Avec un meeting massif, le PTS finit l’année avec plus de force militante

10/12/2014

Avec un meeting massif, le PTS finit l’année avec plus de force militante

Traduit de La Izquierda Diario, 8/12/2014

Ce samedi 6 décembre, le Parti des Travailleurs Socialistes (PTS), composante du Front d’Extrême Gauche et des Travailleurs (FIT), clôturait l’année militante avec un meeting qui a rassemblé environ 6000 personnes dans un grand stade de Buenos Aires, dans une ambiance lutte de classes et internationaliste. Y ont participé des délégations ouvrières de plus de 80 syndicats de branche, des délégations de la jeunesse étudiante et ouvrière de tout le pays, ainsi que des militant-e-s ?féministes et ?LGBTI du collectif Pan y Rosas. ? Le meeting a également été l’occasion d’envoyer un message de solidarité avec les 43 étudiant-e-s mexicain-e-s disparu-e-s ã Ayotzinapa, pour exiger leur réapparition. Cet événement est une illustration des recompositions de l’extrême gauche et du FIT en Argentine, et mérite en ce sens l’attention des révolutionnaires du monde entier.

Sous le soleil d’une après-midi étouffante, 6000 personnes venues de toutes les régions où le PTS est présent ont rempli le grand stade du club Argentinos Juniors. Les orateurs ont évoqué les principaux faits politiques dont ils ont été les protagonistes. On a pu constater un grand enthousiasme militant d’un courant politique qui a émergé avec force !

Sur le coup de 18 heures, alors que le stade était plein ã craquer, des milliers de pancartes se sont élevées depuis la foule de participants, qui s’est écriée, dans un grand moment d’émotion : « ils les ont pris vivants, nous les voulons vivants ! » (« vivos los llevaron, vivos los queremos »). Il s’agissait des visages des 43 étudiants mexicains assassinés et disparus par l’Etat. Le meeting pouvait alors s’ouvrir : « Bienvenus au meeting du PTS dans le Front d’Extrême Gauche et des Travailleurs [FIT] ». Depuis les tribunes on entendait à l’unisson : « Luchar, vencer, obreros al poder » (« Lutter, vaincre, ouvriers au pouvoir »).

Nicolás Del Caño : « Face au consensus de droite, il nous faut renforcer l’extrême gauche »

Lors du discours de clôture du meeting, le député national et pré-candidat pour les élections présidentielles de 2015 pour le Front d’Extrême Gauche et des Travailleurs (FIT), Nicolás del Caño a parlé de la nécessité de renforcer l’espace de l’extrême gauche « contre le patronat, sa caste politique et la bureaucratie syndicale » face ã ce qu’il a caractérisé comme un « consensus de droite » entre les principaux candidats à la présidence du pays (Daniel Scioli, Sergio Massa et Mauricio Macri).
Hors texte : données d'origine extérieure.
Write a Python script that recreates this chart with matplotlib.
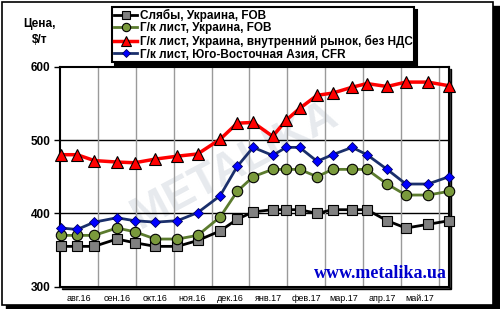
import matplotlib.pyplot as plt
import matplotlib.patches as mpatches
import pandas as pd

# data
dates = ["2016-08-02", "2016-08-15", "2016-08-29", "2016-09-16", "2016-09-30",
         "2016-10-17", "2016-11-04", "2016-11-20", "2016-12-08", "2016-12-22",
         "2017-01-04", "2017-01-20", "2017-01-31", "2017-02-10", "2017-02-23",
         "2017-03-07", "2017-03-23", "2017-04-04", "2017-04-20", "2017-05-05",
         "2017-05-23", "2017-06-09"]

slabs_fob = [355, 355, 355, 365, 360, 355, 355, 363, 376, 392, 402,
             405, 405, 405, 400, 405, 405, 405, 390, 380, 385, 390]
hrc_ua_fob = [370, 370, 370, 380, 375, 365, 365, 370, 395, 430, 450,
              460, 460, 460, 450, 460, 460, 460, 440, 425, 425, 430]
hrc_ua_domestic = [480, 480, 472, 470, 469, 474, 478, 481, 501, 523, 524,
                   505, 527, 543, 561, 564, 572, 577, 573, 579, 579, 574]
hrc_sea_cfr = [380, 378, 388, 394, 390, 388, 390, 401, 424, 464, 490,
               479, 490, 490, 471, 480, 490, 480, 460, 440, 440, 450]

month_labels = ["авг.16", "сен.16", "окт.16", "ноя.16", "дек.16",
                "янв.17", "фев.17", "мар.17", "апр.17", "май.17"]

labels = ["Слябы, Украина, FOB",
          "Г/к лист, Украина, FOB",
          "Г/к лист, Украина, внутренний рынок, без НДС",
          "Г/к лист, Юго-Восточная Азия, CFR"]


def month_pos(d):
    # equal-width months, starting at 1 Aug 2016
    return (d.year - 2016) * 12 + d.month - 8 + (d.day - 1) / d.days_in_month


x = [month_pos(d) for d in pd.to_datetime(dates)]

plt.rcParams['font.family'] = ['Liberation Sans', 'DejaVu Sans']

fig = plt.figure(figsize=(5, 3.09), dpi=100)
fig.patch.set_facecolor("white")

# outer frame with a dark shadow
fig.patches.append(mpatches.Rectangle((6 / 500, 0), 494 / 500, 1 - 6 / 309,
                                      transform=fig.transFigure, color="black", zorder=-2))
fig.patches.append(mpatches.Rectangle((1.5 / 500, 4 / 309), 491 / 500, 1 - 5.5 / 309,
                                      transform=fig.transFigure, facecolor="white",
                                      edgecolor="black", lw=1.2, zorder=-1))

ax = fig.add_axes([60 / 500, 1 - 286.7 / 309, 389 / 500, 220 / 309])

# plot area with shadow
ax.add_patch(mpatches.Rectangle((0.006, -0.01), 1.0, 1.0, transform=ax.transAxes,
                                color="black", zorder=-5, clip_on=False))
ax.add_patch(mpatches.Rectangle((0, 0), 1.0, 1.0, transform=ax.transAxes,
                                color="white", zorder=-4, clip_on=False))
ax.set_zorder(1)
ax.patch.set_visible(False)

# faint watermark
ax.text(0.45, 0.55, "METALIKA", transform=ax.transAxes, fontsize=32, fontweight="bold",
        color="#e7eaee", rotation=28, ha="center", va="center", zorder=0)

ax.plot(x, slabs_fob, color="black", lw=2, marker="s", ms=7.5,
        mfc="#808080", mec="black", mew=0.8, label=labels[0], zorder=3, clip_on=False)
ax.plot(x, hrc_ua_fob, color="#5b7b2e", lw=2, marker="o", ms=7.5,
        mfc="#7a9a3c", mec="black", mew=0.8, label=labels[1], zorder=3, clip_on=False)
ax.plot(x, hrc_ua_domestic, color="red", lw=2.5, marker="^", ms=8.5,
        mfc="red", mec="black", mew=0.8, label=labels[2], zorder=4, clip_on=False)
ax.plot(x, hrc_sea_cfr, color="#1a2f6b", lw=2, marker="D", ms=5.5,
        mfc="blue", mec="#000060", mew=0.6, label=labels[3], zorder=4, clip_on=False)

ax.set_xlim(0, x[-1])
ax.set_ylim(300, 600)
ax.set_yticks([300, 400, 500, 600])
ax.tick_params(axis="y", labelsize=8.5, length=4, width=1, pad=3)
for t in ax.get_yticklabels():
    t.set_fontweight("bold")

ax.set_xticks(range(1, 11))
ax.set_xticklabels([])
ax.set_xticks([i + 0.5 for i in range(10)], minor=True)
ax.set_xticklabels(month_labels, minor=True, fontsize=6.5)
ax.tick_params(axis="x", which="both", length=0, pad=5)

ax.grid(axis="x", which="major", color="#9a9a9a", lw=1)
for v in [400, 500]:
    ax.axhline(v, color="black", lw=1, zorder=1)

for s in ax.spines.values():
    s.set_color("black")
    s.set_linewidth(1.5)

ax.text(0.995, 0.02, "www.metalika.ua", transform=ax.transAxes, ha="right", va="bottom",
        fontsize=13, fontweight="bold", color="#0000cc", family="Liberation Serif", zorder=5)

fig.text(40 / 500, 1 - 32 / 309, "Цена,\n$/т", ha="center", va="center",
         fontsize=8.5, fontweight="bold", linespacing=1.4)

leg = fig.legend(loc="upper left", bbox_to_anchor=(112 / 500, 1 - 7 / 309),
                 prop={"weight": "bold", "size": 8.5}, frameon=True,
                 fancybox=False, borderpad=0.15, labelspacing=0.05, handlelength=2.0,
                 handletextpad=0.2, borderaxespad=0, markerscale=0.8,
                 shadow={"color": "black", "alpha": 1, "ox": 2, "oy": -2})
leg.get_frame().set_edgecolor("black")
leg.get_frame().set_linewidth(1.5)
leg.get_frame().set_alpha(1)

fig.savefig("out.png", dpi=100)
Del Caño a affirmé que « le FIT ne va pas se diviser. Car notre Front est la seule coalition politique nationale qui pose la question de l’indépendance politique des travailleurs contre les partis des capitalistes et qui a un programme que nous défendons ».

A propos de sa pré-candidature pour les présidentielles pour le FIT il a déclaré : « avec ma candidature nous voulons exprimer ce que nous avons déjà vu l’année dernière ã Mendoza : des dizaines de milliers de jeunes précaires, des femmes qui luttent pour leurs droits se sont vus attirés par notre campagne et c’est pour cela qu’ils nous ont donné leur soutien. Ma candidature prétend être le symbole de la fusion des travailleurs, de la jeunesse et des femmes en lutte avec l’extrême gauche. Sans cela l’extrême gauche n’a pas de futur ».

« Depuis l’usine sous gestion ouvrière la plus connue au monde »

Le meeting a été ouvert par Claudio Dellecarbonara, référent de l’aile lutte de classe du syndicat du métro de Buenos Aires et dirigeant du PTS, qui a introduit le premier orateur, Raul Godoy.

Dirigeant historique du PTS et de l’usine Zanon sous contrôle ouvrier, Raul Godoy est monté à la scène accompagné d’une grande délégation de la province de Neuquén. Celle-ci était composée de représentants des usines Zanon et Cerámica Neuquén ; des travailleurs et des délégués de l’industrie textile, des hôpitaux et des enseignants de différentes villes de la province. Il y avait aussi des étudiants qui dirigent plusieurs organisations étudiantes.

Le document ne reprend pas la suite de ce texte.